Exercise brief> All of the material below is to be restated word for word, apart from the pictures.

Start of Data section

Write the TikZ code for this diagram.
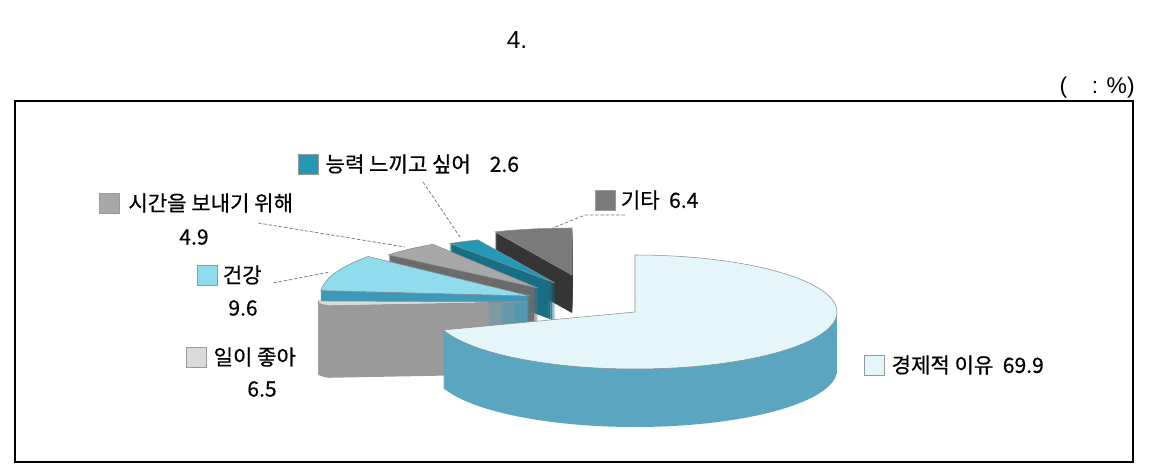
\documentclass[tikz,border=0pt]{standalone}
\usepackage{fontspec}
\setmainfont{Liberation Sans}
\newfontfamily\krfont[FakeBold=0.6]{Noto Sans CJK KR}
\usetikzlibrary{positioning}

\definecolor{econTop}{HTML}{E4F6FA}
\definecolor{econSide}{HTML}{5AA5C0}
\definecolor{workTop}{HTML}{DADADA}
\definecolor{workSide}{HTML}{9A9A9A}
\definecolor{healthTop}{HTML}{8EDCEC}
\definecolor{healthSide}{HTML}{3E98B8}
\definecolor{timeTop}{HTML}{A8A8A8}
\definecolor{timeSide}{HTML}{6B6B6B}
\definecolor{abilTop}{HTML}{2399B6}
\definecolor{abilSide}{HTML}{176F86}
\definecolor{etcTop}{HTML}{7A7A7A}
\definecolor{etcSide}{HTML}{353535}

% one slice of the 3-d pie: x, y, x radius, y radius, start, end, height, top, side
\newcommand{\pieslice}[9]{%
  \foreach \dy in {1,...,#7}
    \fill[#9, shift={(0,\dy)}] (#1,#2) -- +(#5:#3 and #4)
      arc[start angle=#5, end angle=#6, x radius=#3, y radius=#4] -- cycle;
  \filldraw[fill=#8, draw=black!45, line width=0.3pt] (#1,#2) -- +(#5:#3 and #4)
      arc[start angle=#5, end angle=#6, x radius=#3, y radius=#4] -- cycle;
}

\begin{document}
\begin{tikzpicture}[x=0.02cm, y=-0.02cm,
        lbl/.style={inner sep=0pt, font=\krfont\fontsize{12}{14}\selectfont},
        legendbox/.style={draw=black!40, line width=0.3pt, minimum size=0.4cm, inner sep=0pt},
        leader/.style={draw=black!55, line width=0.4pt, dash pattern=on 2pt off 1pt}]
    \useasboundingbox (0,0) rectangle (1149,473);

    \node (title) at (517,40) {\fontsize{14}{16}\selectfont 4.};
    \node[anchor=east, inner sep=0pt] (unit) at (1135,88)
        {\fontsize{13}{15}\selectfont (\hspace{14pt}: \%)};
    \draw[line width=1.1pt] (15,101) rectangle (1133,462);

    % slices, back to front
    \pieslice{572}{275}{194}{47}{246.6}{270}{38}{etcTop}{etcSide}
    \pieslice{555}{283}{194}{47}{237.2}{246.6}{38}{abilTop}{abilSide}
    \pieslice{538}{288}{194}{52}{219.6}{237.2}{38}{timeTop}{timeSide}
    \pieslice{530}{296}{210}{62}{185}{219.6}{38}{healthTop}{healthSide}
    \pieslice{528}{302}{210}{12}{161.6}{185}{72}{workTop}{workSide}
    \pieslice{635}{312}{202}{57}{-90}{161.6}{58}{econTop}{econSide}

    \node[legendbox, fill=abilTop] (kAbil) at (308,164) {};
    \node[lbl, right=4pt of kAbil] (tAbil) {능력 느끼고 싶어\ \ \ \ 2.6};

    \node[legendbox, fill=etcTop] (kEtc) at (605,200) {};
    \node[lbl, right=3pt of kEtc] (tEtc) {기타\ \ 6.4};

    \node[legendbox, fill=timeTop] (kTime) at (109,203) {};
    \node[lbl, right=5pt of kTime] (tTime) {시간을 보내기 위해};
    \node[lbl] (vTime) at (194,237) {4.9};

    \node[legendbox, fill=healthTop] (kHealth) at (207,275) {};
    \node[lbl, right=3pt of kHealth] (tHealth) {건강};
    \node[lbl] (vHealth) at (243,308) {9.6};

    \node[legendbox, fill=workTop] (kWork) at (196,357) {};
    \node[lbl, right=4pt of kWork] (tWork) {일이 좋아};
    \node[lbl] (vWork) at (262,389) {6.5};

    \node[legendbox, fill=econTop] (kEcon) at (874,365) {};
    \node[lbl, right=4pt of kEcon] (tEcon) {경제적 이유\ \ 69.9};

    % leader lines
    \coordinate (lAbil) at (423,182);   \coordinate (pAbil) at (460,237);
    \coordinate (lTime) at (258,223);   \coordinate (pTime) at (405,247);
    \coordinate (lHealth) at (273,283); \coordinate (pHealth) at (330,272);
    \coordinate (lEtc) at (625,215);    \coordinate (bEtc) at (585,215);
    \coordinate (pEtc) at (553,228);
    \draw[leader] (lAbil) -- (pAbil);
    \draw[leader] (lTime) -- (pTime);
    \draw[leader] (lHealth) -- (pHealth);
    \draw[leader] (lEtc) -- (bEtc) -- (pEtc);
\end{tikzpicture}
\end{document}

End of Data section

Answer>
Write the TikZ code for this diagram.
\documentclass[tikz,border=0pt]{standalone}
\usepackage{fontspec}
\setmainfont{Liberation Sans}
\newfontfamily\krfont[FakeBold=0.6]{Noto Sans CJK KR}
\usetikzlibrary{positioning}

\definecolor{econTop}{HTML}{E4F6FA}
\definecolor{econSide}{HTML}{5AA5C0}
\definecolor{workTop}{HTML}{DADADA}
\definecolor{workSide}{HTML}{9A9A9A}
\definecolor{healthTop}{HTML}{8EDCEC}
\definecolor{healthSide}{HTML}{3E98B8}
\definecolor{timeTop}{HTML}{A8A8A8}
\definecolor{timeSide}{HTML}{6B6B6B}
\definecolor{abilTop}{HTML}{2399B6}
\definecolor{abilSide}{HTML}{176F86}
\definecolor{etcTop}{HTML}{7A7A7A}
\definecolor{etcSide}{HTML}{353535}

% one slice of the 3-d pie: x, y, x radius, y radius, start, end, height, top, side
\newcommand{\pieslice}[9]{%
  \foreach \dy in {1,...,#7}
    \fill[#9, shift={(0,\dy)}] (#1,#2) -- +(#5:#3 and #4)
      arc[start angle=#5, end angle=#6, x radius=#3, y radius=#4] -- cycle;
  \filldraw[fill=#8, draw=black!45, line width=0.3pt] (#1,#2) -- +(#5:#3 and #4)
      arc[start angle=#5, end angle=#6, x radius=#3, y radius=#4] -- cycle;
}

\begin{document}
\begin{tikzpicture}[x=0.02cm, y=-0.02cm,
        lbl/.style={inner sep=0pt, font=\krfont\fontsize{12}{14}\selectfont},
        legendbox/.style={draw=black!40, line width=0.3pt, minimum size=0.4cm, inner sep=0pt},
        leader/.style={draw=black!55, line width=0.4pt, dash pattern=on 2pt off 1pt}]
    \useasboundingbox (0,0) rectangle (1149,473);

    \node (title) at (517,40) {\fontsize{14}{16}\selectfont 4.};
    \node[anchor=east, inner sep=0pt] (unit) at (1135,88)
        {\fontsize{13}{15}\selectfont (\hspace{14pt}: \%)};
    \draw[line width=1.1pt] (15,101) rectangle (1133,462);

    % slices, back to front
    \pieslice{572}{275}{194}{47}{246.6}{270}{38}{etcTop}{etcSide}
    \pieslice{555}{283}{194}{47}{237.2}{246.6}{38}{abilTop}{abilSide}
    \pieslice{538}{288}{194}{52}{219.6}{237.2}{38}{timeTop}{timeSide}
    \pieslice{530}{296}{210}{62}{185}{219.6}{38}{healthTop}{healthSide}
    \pieslice{528}{302}{210}{12}{161.6}{185}{72}{workTop}{workSide}
    \pieslice{635}{312}{202}{57}{-90}{161.6}{58}{econTop}{econSide}

    \node[legendbox, fill=abilTop] (kAbil) at (308,164) {};
    \node[lbl, right=4pt of kAbil] (tAbil) {능력 느끼고 싶어\ \ \ \ 2.6};

    \node[legendbox, fill=etcTop] (kEtc) at (605,200) {};
    \node[lbl, right=3pt of kEtc] (tEtc) {기타\ \ 6.4};

    \node[legendbox, fill=timeTop] (kTime) at (109,203) {};
    \node[lbl, right=5pt of kTime] (tTime) {시간을 보내기 위해};
    \node[lbl] (vTime) at (194,237) {4.9};

    \node[legendbox, fill=healthTop] (kHealth) at (207,275) {};
    \node[lbl, right=3pt of kHealth] (tHealth) {건강};
    \node[lbl] (vHealth) at (243,308) {9.6};

    \node[legendbox, fill=workTop] (kWork) at (196,357) {};
    \node[lbl, right=4pt of kWork] (tWork) {일이 좋아};
    \node[lbl] (vWork) at (262,389) {6.5};

    \node[legendbox, fill=econTop] (kEcon) at (874,365) {};
    \node[lbl, right=4pt of kEcon] (tEcon) {경제적 이유\ \ 69.9};

    % leader lines
    \coordinate (lAbil) at (423,182);   \coordinate (pAbil) at (460,237);
    \coordinate (lTime) at (258,223);   \coordinate (pTime) at (405,247);
    \coordinate (lHealth) at (273,283); \coordinate (pHealth) at (330,272);
    \coordinate (lEtc) at (625,215);    \coordinate (bEtc) at (585,215);
    \coordinate (pEtc) at (553,228);
    \draw[leader] (lAbil) -- (pAbil);
    \draw[leader] (lTime) -- (pTime);
    \draw[leader] (lHealth) -- (pHealth);
    \draw[leader] (lEtc) -- (bEtc) -- (pEtc);
\end{tikzpicture}
\end{document}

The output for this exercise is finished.